Category 1: Liquidity Ratios
These measure a company's ability to meet short-term obligations without raising additional capital.
| Ratio | Formula | Healthy Range | Red Flag |
|---|---|---|---|
| Current Ratio | Current Assets ÷ Current Liabilities | 1.5 – 3.0 | < 1.0 |
| Quick Ratio | (CA − Inventory) ÷ CL | > 1.0 | < 0.5 |
| Cash Ratio | (Cash + Equivalents) ÷ CL | 0.2 – 0.5 | < 0.1 |
Category 2: Profitability Ratios
These measure how efficiently the company converts revenue into profit at various stages.
| Ratio | Formula | What It Shows |
|---|---|---|
| Gross Margin | (Revenue − COGS) ÷ Revenue × 100 | Pricing power and production efficiency |
| Operating Margin | EBIT ÷ Revenue × 100 | Core business profitability before tax & interest |
| Net Profit Margin | Net Income ÷ Revenue × 100 | Bottom-line profitability after all costs |
| Return on Assets (ROA) | Net Income ÷ Total Assets × 100 | How efficiently assets generate profit |
| Return on Equity (ROE) | Net Income ÷ Equity × 100 | Return generated for shareholders |
Category 3: Leverage Ratios
| Ratio | Formula | Healthy Range |
|---|---|---|
| Debt-to-Equity | Total Debt ÷ Equity | < 2.0 (varies by industry) |
| Debt-to-Assets | Total Debt ÷ Total Assets | < 0.5 |
| Interest Coverage | EBIT ÷ Interest Expense | > 3.0 |
Category 4: Efficiency Ratios
| Ratio | Formula | What It Measures |
|---|---|---|
| Inventory Turnover | COGS ÷ Avg Inventory | How fast inventory sells |
| Receivables Turnover | Revenue ÷ Avg Receivables | Speed of collecting from customers |
| Asset Turnover | Revenue ÷ Total Assets | Revenue generated per dollar of assets |
📌 Real-World Example: Tesla vs.

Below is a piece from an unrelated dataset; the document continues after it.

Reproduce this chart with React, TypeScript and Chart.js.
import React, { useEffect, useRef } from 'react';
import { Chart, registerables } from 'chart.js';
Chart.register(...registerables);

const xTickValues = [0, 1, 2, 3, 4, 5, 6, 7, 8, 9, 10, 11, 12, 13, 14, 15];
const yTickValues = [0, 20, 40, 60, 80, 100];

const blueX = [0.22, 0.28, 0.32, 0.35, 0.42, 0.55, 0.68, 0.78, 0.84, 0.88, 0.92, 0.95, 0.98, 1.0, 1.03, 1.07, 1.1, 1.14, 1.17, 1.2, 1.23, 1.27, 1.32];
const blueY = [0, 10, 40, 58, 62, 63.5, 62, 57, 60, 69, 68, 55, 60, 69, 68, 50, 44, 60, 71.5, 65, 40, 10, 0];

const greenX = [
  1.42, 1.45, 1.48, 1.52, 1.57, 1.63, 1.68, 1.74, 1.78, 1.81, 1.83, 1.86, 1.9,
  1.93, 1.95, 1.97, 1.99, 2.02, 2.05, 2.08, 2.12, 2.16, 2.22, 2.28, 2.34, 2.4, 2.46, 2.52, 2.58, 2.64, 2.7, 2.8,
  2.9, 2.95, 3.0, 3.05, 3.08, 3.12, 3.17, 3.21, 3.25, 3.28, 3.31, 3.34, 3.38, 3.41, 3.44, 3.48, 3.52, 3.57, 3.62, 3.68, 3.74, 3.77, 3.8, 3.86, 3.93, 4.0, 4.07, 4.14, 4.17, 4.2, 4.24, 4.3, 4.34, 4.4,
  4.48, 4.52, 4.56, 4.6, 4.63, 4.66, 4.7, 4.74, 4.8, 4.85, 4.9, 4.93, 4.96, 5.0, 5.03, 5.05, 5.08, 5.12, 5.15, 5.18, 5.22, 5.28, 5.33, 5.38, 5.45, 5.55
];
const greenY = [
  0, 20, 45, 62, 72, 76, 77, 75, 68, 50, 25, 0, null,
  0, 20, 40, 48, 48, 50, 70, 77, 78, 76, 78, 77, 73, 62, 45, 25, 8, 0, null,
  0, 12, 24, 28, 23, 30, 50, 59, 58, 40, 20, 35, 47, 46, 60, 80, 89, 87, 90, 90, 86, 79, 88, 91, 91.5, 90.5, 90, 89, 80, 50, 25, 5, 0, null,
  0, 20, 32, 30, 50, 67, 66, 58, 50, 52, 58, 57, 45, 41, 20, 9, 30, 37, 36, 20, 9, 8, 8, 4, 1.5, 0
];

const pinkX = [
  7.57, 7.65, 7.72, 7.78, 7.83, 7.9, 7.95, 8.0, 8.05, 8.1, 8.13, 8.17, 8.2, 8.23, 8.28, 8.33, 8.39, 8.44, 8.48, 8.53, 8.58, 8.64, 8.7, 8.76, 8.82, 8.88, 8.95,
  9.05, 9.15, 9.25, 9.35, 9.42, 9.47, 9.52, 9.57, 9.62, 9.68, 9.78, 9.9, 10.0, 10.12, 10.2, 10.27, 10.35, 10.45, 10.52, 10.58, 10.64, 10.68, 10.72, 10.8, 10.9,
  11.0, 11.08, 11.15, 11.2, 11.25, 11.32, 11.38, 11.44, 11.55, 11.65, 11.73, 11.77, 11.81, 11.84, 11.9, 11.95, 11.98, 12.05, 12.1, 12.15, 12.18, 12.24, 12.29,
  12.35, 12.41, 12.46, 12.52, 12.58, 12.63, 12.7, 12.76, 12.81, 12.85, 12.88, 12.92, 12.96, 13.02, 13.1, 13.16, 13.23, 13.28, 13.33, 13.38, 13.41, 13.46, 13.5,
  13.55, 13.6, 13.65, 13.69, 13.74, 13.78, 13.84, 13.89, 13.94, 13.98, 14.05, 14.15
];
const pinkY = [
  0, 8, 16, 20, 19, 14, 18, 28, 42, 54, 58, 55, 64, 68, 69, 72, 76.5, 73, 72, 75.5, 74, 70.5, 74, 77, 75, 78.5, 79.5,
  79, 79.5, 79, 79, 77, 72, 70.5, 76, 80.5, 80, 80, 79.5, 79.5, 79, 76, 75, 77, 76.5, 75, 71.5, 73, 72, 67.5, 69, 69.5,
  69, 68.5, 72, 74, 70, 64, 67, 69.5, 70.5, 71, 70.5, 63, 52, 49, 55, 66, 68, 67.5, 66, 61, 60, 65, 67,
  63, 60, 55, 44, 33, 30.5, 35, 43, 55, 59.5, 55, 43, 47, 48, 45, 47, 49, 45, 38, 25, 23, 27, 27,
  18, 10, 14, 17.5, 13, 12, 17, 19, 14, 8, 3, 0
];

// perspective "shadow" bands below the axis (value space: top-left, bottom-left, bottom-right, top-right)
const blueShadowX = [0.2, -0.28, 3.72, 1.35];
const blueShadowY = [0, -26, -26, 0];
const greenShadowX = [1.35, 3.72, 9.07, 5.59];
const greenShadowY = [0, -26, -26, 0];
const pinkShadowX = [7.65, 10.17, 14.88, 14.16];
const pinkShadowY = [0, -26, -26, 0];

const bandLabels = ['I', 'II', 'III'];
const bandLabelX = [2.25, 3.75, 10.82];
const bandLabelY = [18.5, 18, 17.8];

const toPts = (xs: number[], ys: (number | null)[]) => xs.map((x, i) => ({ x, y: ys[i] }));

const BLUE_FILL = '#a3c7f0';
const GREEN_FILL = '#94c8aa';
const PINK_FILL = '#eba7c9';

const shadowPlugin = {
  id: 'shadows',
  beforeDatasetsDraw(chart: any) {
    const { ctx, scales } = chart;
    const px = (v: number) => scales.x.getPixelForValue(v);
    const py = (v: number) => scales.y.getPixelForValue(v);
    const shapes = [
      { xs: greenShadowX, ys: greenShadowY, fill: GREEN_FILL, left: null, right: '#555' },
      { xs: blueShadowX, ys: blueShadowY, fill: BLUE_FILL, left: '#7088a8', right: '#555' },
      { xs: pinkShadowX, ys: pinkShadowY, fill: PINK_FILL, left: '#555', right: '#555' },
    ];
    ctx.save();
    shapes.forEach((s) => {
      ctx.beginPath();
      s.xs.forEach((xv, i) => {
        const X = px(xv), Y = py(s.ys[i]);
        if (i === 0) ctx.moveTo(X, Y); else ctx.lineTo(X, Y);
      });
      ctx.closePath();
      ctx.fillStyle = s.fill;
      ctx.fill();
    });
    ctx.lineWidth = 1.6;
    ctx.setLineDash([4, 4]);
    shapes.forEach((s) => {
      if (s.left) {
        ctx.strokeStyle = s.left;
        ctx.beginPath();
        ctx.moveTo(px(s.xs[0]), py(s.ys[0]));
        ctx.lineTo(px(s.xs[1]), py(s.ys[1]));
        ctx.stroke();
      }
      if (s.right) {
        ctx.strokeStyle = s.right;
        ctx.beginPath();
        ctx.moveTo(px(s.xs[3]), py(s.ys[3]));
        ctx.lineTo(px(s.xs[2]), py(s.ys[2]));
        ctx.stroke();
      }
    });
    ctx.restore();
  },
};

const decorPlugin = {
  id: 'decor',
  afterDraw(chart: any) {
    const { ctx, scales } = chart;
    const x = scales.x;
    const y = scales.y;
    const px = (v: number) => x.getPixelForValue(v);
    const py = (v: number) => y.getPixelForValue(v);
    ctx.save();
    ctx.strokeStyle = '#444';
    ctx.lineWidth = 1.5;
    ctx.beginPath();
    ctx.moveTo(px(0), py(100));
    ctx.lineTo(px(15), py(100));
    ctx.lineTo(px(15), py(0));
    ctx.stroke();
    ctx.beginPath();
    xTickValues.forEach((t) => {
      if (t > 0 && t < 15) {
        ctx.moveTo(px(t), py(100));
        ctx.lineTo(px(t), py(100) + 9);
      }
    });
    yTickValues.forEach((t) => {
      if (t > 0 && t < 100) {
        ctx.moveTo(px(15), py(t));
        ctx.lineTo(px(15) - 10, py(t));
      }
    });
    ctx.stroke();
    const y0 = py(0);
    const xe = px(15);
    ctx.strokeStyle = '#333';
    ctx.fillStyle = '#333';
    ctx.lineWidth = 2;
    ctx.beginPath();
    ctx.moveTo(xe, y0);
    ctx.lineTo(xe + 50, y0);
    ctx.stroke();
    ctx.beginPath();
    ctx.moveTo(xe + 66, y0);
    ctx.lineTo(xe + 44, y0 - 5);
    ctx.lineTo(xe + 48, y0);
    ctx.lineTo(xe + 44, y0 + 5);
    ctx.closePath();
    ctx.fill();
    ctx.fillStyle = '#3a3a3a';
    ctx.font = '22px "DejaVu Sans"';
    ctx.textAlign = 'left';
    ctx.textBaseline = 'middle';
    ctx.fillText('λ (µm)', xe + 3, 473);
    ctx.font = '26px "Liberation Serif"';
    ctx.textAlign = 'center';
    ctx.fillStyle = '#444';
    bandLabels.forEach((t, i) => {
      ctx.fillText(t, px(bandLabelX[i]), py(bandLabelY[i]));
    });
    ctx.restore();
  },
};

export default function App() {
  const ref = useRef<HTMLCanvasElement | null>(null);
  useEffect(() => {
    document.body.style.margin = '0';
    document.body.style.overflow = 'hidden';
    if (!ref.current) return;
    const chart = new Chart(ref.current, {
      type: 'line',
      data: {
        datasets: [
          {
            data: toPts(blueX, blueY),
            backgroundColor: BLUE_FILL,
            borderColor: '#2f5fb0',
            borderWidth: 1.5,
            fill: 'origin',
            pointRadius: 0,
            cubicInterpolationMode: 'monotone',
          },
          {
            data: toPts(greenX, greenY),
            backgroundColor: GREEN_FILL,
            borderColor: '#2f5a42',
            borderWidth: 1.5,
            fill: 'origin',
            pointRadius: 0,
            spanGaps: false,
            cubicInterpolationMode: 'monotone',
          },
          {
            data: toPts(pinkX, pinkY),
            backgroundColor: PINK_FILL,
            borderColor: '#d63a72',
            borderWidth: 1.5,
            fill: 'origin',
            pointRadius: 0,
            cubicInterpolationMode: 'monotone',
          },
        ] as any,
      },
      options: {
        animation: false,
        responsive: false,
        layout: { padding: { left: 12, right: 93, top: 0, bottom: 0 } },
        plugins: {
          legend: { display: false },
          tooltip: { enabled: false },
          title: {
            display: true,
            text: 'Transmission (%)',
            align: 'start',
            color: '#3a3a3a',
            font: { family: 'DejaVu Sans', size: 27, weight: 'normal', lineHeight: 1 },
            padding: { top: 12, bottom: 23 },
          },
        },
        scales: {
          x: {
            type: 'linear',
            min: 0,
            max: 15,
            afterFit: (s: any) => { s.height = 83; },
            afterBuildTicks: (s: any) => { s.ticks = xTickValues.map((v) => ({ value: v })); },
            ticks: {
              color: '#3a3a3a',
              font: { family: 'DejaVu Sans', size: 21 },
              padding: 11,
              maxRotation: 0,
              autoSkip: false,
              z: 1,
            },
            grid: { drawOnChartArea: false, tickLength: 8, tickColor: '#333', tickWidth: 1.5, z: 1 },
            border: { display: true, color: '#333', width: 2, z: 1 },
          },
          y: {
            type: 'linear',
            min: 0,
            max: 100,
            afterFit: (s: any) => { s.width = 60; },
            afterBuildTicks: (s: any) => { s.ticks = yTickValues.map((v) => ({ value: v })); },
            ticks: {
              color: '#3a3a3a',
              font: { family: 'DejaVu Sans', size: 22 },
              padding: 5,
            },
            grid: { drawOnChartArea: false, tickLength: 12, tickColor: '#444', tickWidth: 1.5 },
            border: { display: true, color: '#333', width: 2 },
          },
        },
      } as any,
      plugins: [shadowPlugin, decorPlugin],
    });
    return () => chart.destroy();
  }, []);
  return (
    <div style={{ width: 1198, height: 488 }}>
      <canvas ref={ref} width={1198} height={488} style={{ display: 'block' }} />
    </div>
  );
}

Toyota (2023)
| Ratio | Tesla | Toyota | Winner |
|---|---|---|---|
| Net Profit Margin | 15.4% | 6.2% | Tesla |
| Debt-to-Equity | 0.18 | 0.89 | Tesla |
| Inventory Turnover | 9.8x | 14.3x | Toyota |
| Current Ratio | 1.73 | 1.18 | Tesla |
❓ Frequently Asked Questions (FAQ)
What is the single most important financial ratio?
There is no universal answer, but most professional analysts consider Return on Equity (ROE) and Free Cash Flow Yield to be the most powerful indicators of long-term value creation. Warren Buffett famously focuses on ROE when evaluating businesses.
How do I find industry average ratios for comparison?
Industry benchmarks are published by organizations like Dun & Bradstreet, Risk Management Association (RMA), and IBISWorld. For publicly traded companies, you can compare ratios directly using financial databases like Bloomberg, Macrotrends, or Wisesheets.
Can financial ratios be manipulated?
Yes. Aggressive revenue recognition, off-balance-sheet financing, and inventory accounting choices can distort ratios. This is why analysts always examine cash flow ratios alongside accrual-based ratios — it is much harder to fake cash.
What is the Altman Z-Score?
The Altman Z-Score is a weighted combination of five financial ratios that predicts the probability of corporate bankruptcy within two years. A score above 3.0 indicates financial safety; below 1.8 signals high distress. It was developed by Professor Edward Altman in 1968 and remains one of the most validated bankruptcy prediction models ever created.
Conclusion
Financial ratios transform complex financial statements into clear, comparable metrics. The most effective analysts do not memorize ratios — they understand what each one reveals about the underlying business reality. Build the habit of calculating these four categories of ratios for any business you manage, invest in, or evaluate, and you will consistently make better financial decisions than those who rely on headlines and gut instinct.